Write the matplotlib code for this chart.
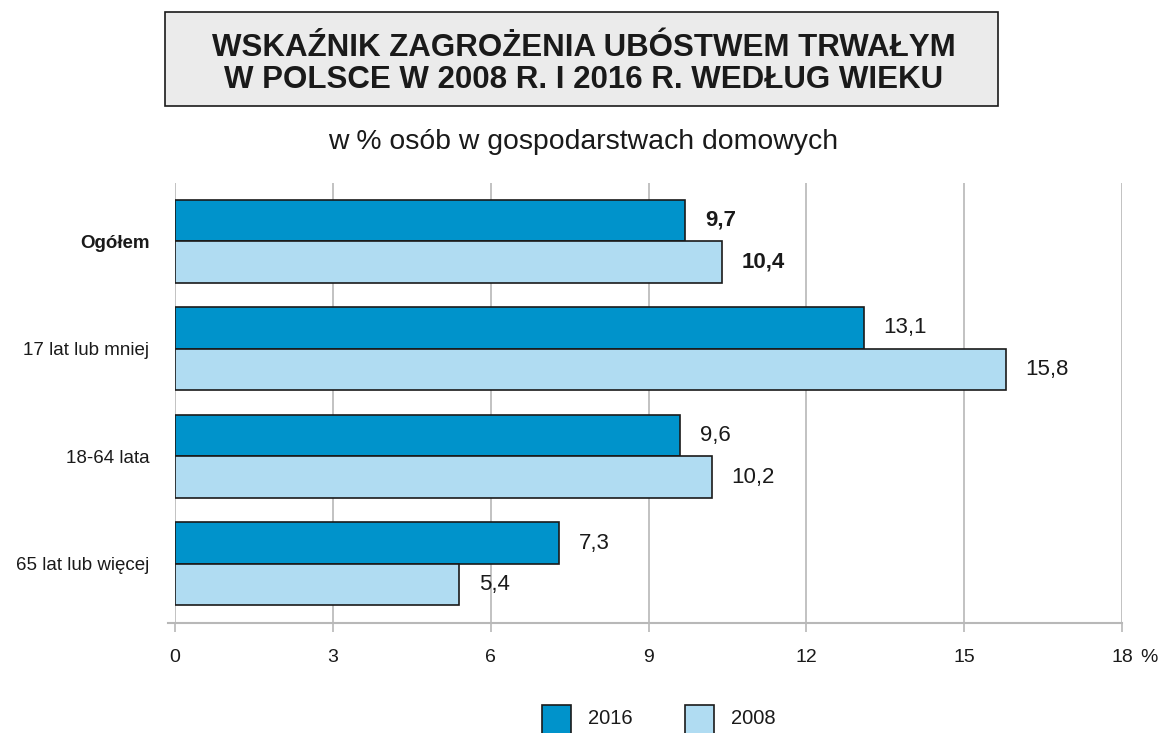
import matplotlib
matplotlib.use("Agg")
import matplotlib.pyplot as plt
from matplotlib.patches import Rectangle
import numpy as np

categories = ["Ogółem", "17 lat lub mniej", "18-64 lata", "65 lat lub więcej"]
values_2016 = [9.7, 13.1, 9.6, 7.3]
values_2008 = [10.4, 15.8, 10.2, 5.4]
labels_2016 = ["9,7", "13,1", "9,6", "7,3"]
labels_2008 = ["10,4", "15,8", "10,2", "5,4"]
series_names = ["2016", "2008"]
xticks = [0, 3, 6, 9, 12, 15, 18]
title = "WSKAŹNIK ZAGROŻENIA UBÓSTWEM TRWAŁYM\nW POLSCE W 2008 R. I 2016 R. WEDŁUG WIEKU"
subtitle = "w % osób w gospodarstwach domowych"

C2016 = "#0093cb"
C2008 = "#b0dcf2"
GRID = "#b8b8b8"
SANS = ["Liberation Sans", "DejaVu Sans"]

W, H = 1164, 733
fig = plt.figure(figsize=(W / 100, H / 100), dpi=100)

def fx(px):
    return px / W

def fy(py):
    return 1 - py / H

ax = fig.add_axes([fx(175), fy(623), fx(1122) - fx(175), fy(183) - fy(623)])

y = np.arange(len(categories))
bh = 0.386
ax.barh(y - bh / 2, values_2016, height=bh, color=C2016, edgecolor="#1a1a1a", linewidth=1.2, zorder=3)
ax.barh(y + bh / 2, values_2008, height=bh, color=C2008, edgecolor="#1a1a1a", linewidth=1.2, zorder=3)

ax.set_xlim(0, 18)
ax.set_ylim(3.55, -0.54)
for s in ax.spines.values():
    s.set_visible(False)

ax.set_xticks(xticks)
ax.set_xticklabels([str(t) for t in xticks], fontsize=14, family=SANS, color="#1a1a1a")
ax.tick_params(axis="x", direction="out", length=6.5, width=1.2, color=GRID, pad=12)
ax.grid(axis="x", color=GRID, linewidth=1.2, zorder=0)
ax.plot([-0.13, 18], [0, 0], transform=ax.get_xaxis_transform(), color=GRID, linewidth=1.5, clip_on=False, zorder=2)

ax.set_yticks(y)
ax.set_yticklabels(categories, fontsize=13.5, family=SANS, color="#1a1a1a")
ax.tick_params(axis="y", length=0, pad=18.5)
ax.get_yticklabels()[0].set_fontweight("bold")

# value labels
off = 0.37
for i in range(len(categories)):
    wgt = "bold" if i == 0 else "normal"
    ax.text(values_2016[i] + off, y[i] - bh / 2, labels_2016[i], ha="left", va="center",
            fontsize=16, fontweight=wgt, family=SANS, color="#1a1a1a")
    ax.text(values_2008[i] + off, y[i] + bh / 2, labels_2008[i], ha="left", va="center",
            fontsize=16, fontweight=wgt, family=SANS, color="#1a1a1a")

fig.text(fx(1140), fy(649), "%", ha="left", va="top", fontsize=14, family=SANS, color="#1a1a1a")

# title box
fig.patches.append(Rectangle((fx(165), fy(106)), fx(998) - fx(165), fy(12) - fy(106),
                             transform=fig.transFigure, facecolor="#ebebeb",
                             edgecolor="#1a1a1a", linewidth=1.2))
fig.text(fx(584), fy(64), title, ha="center", va="center", fontsize=22.5, fontweight="bold",
         family=SANS, color="#1a1a1a", linespacing=1.13)
fig.text(fx(583), fy(142), subtitle, ha="center", va="center", fontsize=20.4, family=SANS,
         color="#1a1a1a")

# legend
for (x0, name, col) in [(542, series_names[0], C2016), (685, series_names[1], C2008)]:
    fig.patches.append(Rectangle((fx(x0), fy(745)), fx(29), fy(705) - fy(745),
                                 transform=fig.transFigure, facecolor=col,
                                 edgecolor="#1a1a1a", linewidth=1.2))
    fig.text(fx(x0 + 46), fy(719), name, ha="left", va="center", fontsize=14.5, family=SANS,
             color="#1a1a1a")

fig.savefig("out.png", dpi=100)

----------

Set the lines above down again, word for word, from the first through the one containing "ax = fig.add_axes([fx(175), fy(623), fx(1122)"; pictures excluded.

_Complete response_:
Write the matplotlib code for this chart.
import matplotlib
matplotlib.use("Agg")
import matplotlib.pyplot as plt
from matplotlib.patches import Rectangle
import numpy as np

categories = ["Ogółem", "17 lat lub mniej", "18-64 lata", "65 lat lub więcej"]
values_2016 = [9.7, 13.1, 9.6, 7.3]
values_2008 = [10.4, 15.8, 10.2, 5.4]
labels_2016 = ["9,7", "13,1", "9,6", "7,3"]
labels_2008 = ["10,4", "15,8", "10,2", "5,4"]
series_names = ["2016", "2008"]
xticks = [0, 3, 6, 9, 12, 15, 18]
title = "WSKAŹNIK ZAGROŻENIA UBÓSTWEM TRWAŁYM\nW POLSCE W 2008 R. I 2016 R. WEDŁUG WIEKU"
subtitle = "w % osób w gospodarstwach domowych"

C2016 = "#0093cb"
C2008 = "#b0dcf2"
GRID = "#b8b8b8"
SANS = ["Liberation Sans", "DejaVu Sans"]

W, H = 1164, 733
fig = plt.figure(figsize=(W / 100, H / 100), dpi=100)

def fx(px):
    return px / W

def fy(py):
    return 1 - py / H

ax = fig.add_axes([fx(175), fy(623), fx(1122) - fx(175), fy(183) - fy(623)])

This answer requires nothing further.